What ‘America First’ Means to Pompeo The secretary of state elaborates on Trump’s slogan, appealing to the Founders’ vision. By Walter Russell Mead
https://www.wsj.com/articles/what-america-first-means-to-pompeo-11557788496
The U.S. faces a series of intractable crises and standoffs around the world. Trade talks with China have reached an impasse; North Korea has returned to threats and missile launches; the chaos on America’s southern border shows no sign of abating; relations with Germany reached new lows after Secretary of State Mike Pompeo canceled a meeting with Chancellor Angela Merkel so he could visit Iraq; Venezuela’s Nicolás Maduro continues to defy U.S. pressure to stand down; and an apparent act of sabotage against ships in the Persian Gulf Monday ratcheted tensions another notch higher in the Middle East.
Against this background, Secretary Pompeo delivered his most comprehensive attempt yet to expound the core themes informing the Trump administration’s foreign policy. His speech—delivered Saturday to the Claremont Institute in Southern California—deserves careful study. Whether or not President Trump’s foreign policy is successful, the ideas laid out by Mr. Pompeo are likely to shape the Republican Party’s approach to statecraft for years to come.
From the end of the Cold War through the 2016 election, U.S. foreign policy oscillated between the liberal internationalism of the Clinton and Obama presidencies and the neoconservatism ascendant under George W. Bush. It was clear during his campaign for the Republican nomination that Mr. Trump (along with much of the Republican base) rejected key tenets of Bush-era foreign policy, but it was not clear what approach he would implement instead. He was against Mr. Bush’s approach to trade, against the war in Iraq, doubtful of the value of the North Atlantic Treaty Organization, and deeply skeptical of democracy promotion in the Middle East. But what was he for?
The Trump policy as Mr. Pompeo presents it is close to what some commentators have called “conservative internationalism.” Where liberal internationalists believe the goal of American global engagement should be to promote the emergence of a world order in which international institutions increasingly supplant nation-states as the chief actors in global politics, conservative internationalists believe American engagement should be guided by a narrower focus on specific U.S. interests.
International institutions have a role to play, but the nation-state is and will remain the basic unit of international affairs. The resurgence of nationalist movements from Britain to Brazil, Mr. Pompeo argues, demonstrates the inevitability of a nation-based approach to foreign policy. Voters in the U.S. and elsewhere simply won’t support politicians who let the national interest take a back seat to international institutions and universalist ideals.
Mr. Pompeo may oppose activist liberal internationalism, but he is also arguing against those who want an isolationist foreign policy. American interests, Mr. Pompeo claims, whether in Asia or the Arctic, require engagement and the cultivation of allies. He notes that while George Washington warned against “permanent alliances,” in his farewell address, he also praised alliances based on “policy, humanity, and interest.” The American alliance with Israel, Mr. Pompeo suggests, is an example of what the first president had in mind.

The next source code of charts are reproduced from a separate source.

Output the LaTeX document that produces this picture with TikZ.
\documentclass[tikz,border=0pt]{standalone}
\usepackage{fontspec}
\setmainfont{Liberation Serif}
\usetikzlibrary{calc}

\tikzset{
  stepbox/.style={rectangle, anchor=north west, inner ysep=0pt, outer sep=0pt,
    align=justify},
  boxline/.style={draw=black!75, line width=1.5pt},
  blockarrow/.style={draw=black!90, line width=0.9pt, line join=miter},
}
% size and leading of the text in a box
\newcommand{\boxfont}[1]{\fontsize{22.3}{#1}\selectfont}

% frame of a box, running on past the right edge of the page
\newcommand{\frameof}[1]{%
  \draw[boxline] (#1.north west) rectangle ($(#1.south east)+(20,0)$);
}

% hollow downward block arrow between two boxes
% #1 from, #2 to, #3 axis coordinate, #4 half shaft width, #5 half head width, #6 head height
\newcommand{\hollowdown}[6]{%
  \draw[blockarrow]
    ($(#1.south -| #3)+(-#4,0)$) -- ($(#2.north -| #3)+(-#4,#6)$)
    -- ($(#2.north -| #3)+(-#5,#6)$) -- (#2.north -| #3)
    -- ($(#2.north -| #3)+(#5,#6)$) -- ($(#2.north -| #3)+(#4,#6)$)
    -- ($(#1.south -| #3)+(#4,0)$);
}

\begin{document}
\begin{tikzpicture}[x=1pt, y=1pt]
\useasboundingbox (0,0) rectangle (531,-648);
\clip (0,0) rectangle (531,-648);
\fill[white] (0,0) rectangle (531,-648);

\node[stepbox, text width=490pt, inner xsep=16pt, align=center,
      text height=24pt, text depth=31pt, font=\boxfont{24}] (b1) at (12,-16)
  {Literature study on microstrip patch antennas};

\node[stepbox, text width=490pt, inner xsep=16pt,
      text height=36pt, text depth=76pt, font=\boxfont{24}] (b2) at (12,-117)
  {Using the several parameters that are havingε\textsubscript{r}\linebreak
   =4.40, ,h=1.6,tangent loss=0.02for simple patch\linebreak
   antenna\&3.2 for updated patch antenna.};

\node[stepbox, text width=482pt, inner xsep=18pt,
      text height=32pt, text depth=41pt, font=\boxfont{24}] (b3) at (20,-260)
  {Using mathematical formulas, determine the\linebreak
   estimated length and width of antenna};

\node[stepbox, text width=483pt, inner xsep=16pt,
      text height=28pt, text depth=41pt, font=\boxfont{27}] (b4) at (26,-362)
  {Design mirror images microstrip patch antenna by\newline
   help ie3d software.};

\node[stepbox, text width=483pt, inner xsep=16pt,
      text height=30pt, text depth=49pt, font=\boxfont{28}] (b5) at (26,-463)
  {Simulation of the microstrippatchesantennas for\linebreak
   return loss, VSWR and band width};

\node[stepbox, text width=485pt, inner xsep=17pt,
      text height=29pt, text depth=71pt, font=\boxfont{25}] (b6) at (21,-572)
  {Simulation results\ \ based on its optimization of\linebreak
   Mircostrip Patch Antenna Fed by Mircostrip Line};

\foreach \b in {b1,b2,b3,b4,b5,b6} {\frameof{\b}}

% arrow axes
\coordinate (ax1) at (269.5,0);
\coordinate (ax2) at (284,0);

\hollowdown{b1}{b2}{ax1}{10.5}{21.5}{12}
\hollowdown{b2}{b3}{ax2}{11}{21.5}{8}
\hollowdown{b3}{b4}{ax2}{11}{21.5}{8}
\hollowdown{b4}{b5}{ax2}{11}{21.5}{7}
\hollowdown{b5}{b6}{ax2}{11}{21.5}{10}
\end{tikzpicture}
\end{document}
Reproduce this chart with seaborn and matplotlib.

Mr. Pompeo says the Trump administration has “no aspiration to use force to spread the American model.” Yet he still invokes America’s liberal values to indict authoritarian adversaries. “The Putin regime slays dissidents in cold blood and invades its neighbors,” Mr. Pompeo charges. “The Chinese Communist Party has detained more than one million Chinese Muslims in labor camps” and “uses coercion and corruption as its primary tools of statecraft.”
“America First” in Mr. Pompeo’s reading, is not the slogan of an isolationist president or a crudely Machiavellian foreign policy untethered to moral values. By frankly pursuing American interests, he believes, the U.S. can build coalitions of nations with similar values and strategic goals, and their coordinated actions can create a more orderly and secure world.
This is all very well, critics will say, but does Mr. Pompeo speak for his chief? Isn’t Mr. Trump visibly driven more by impulse and emotion than by any coherent vision? And doesn’t the eruption of so many foreign-policy challenges on multiple continents demonstrate an absence of coordination and planning?
Mr. Pompeo suggests that the failure of Mr. Trump’s predecessors to solve pressing issues in Europe, the Pacific, the Middle East and Latin America left Mr. Trump no choice but to press for dramatic change across the board. This is a reasonable defense, but in the end Mr. Trump’s critics can only be refuted by the kind of policy successes that, so far, are in short supply.
It remains to be seen how much the Trump vision as channeled by Mr. Pompeo can inform a consistent foreign policy. But those looking to understand the evolution of the Republican Party’s approach to the world should pay close attention to Mr. Pompeo’s Claremont address. At least right now, it’s hard to see any plausible competing vision on the horizon.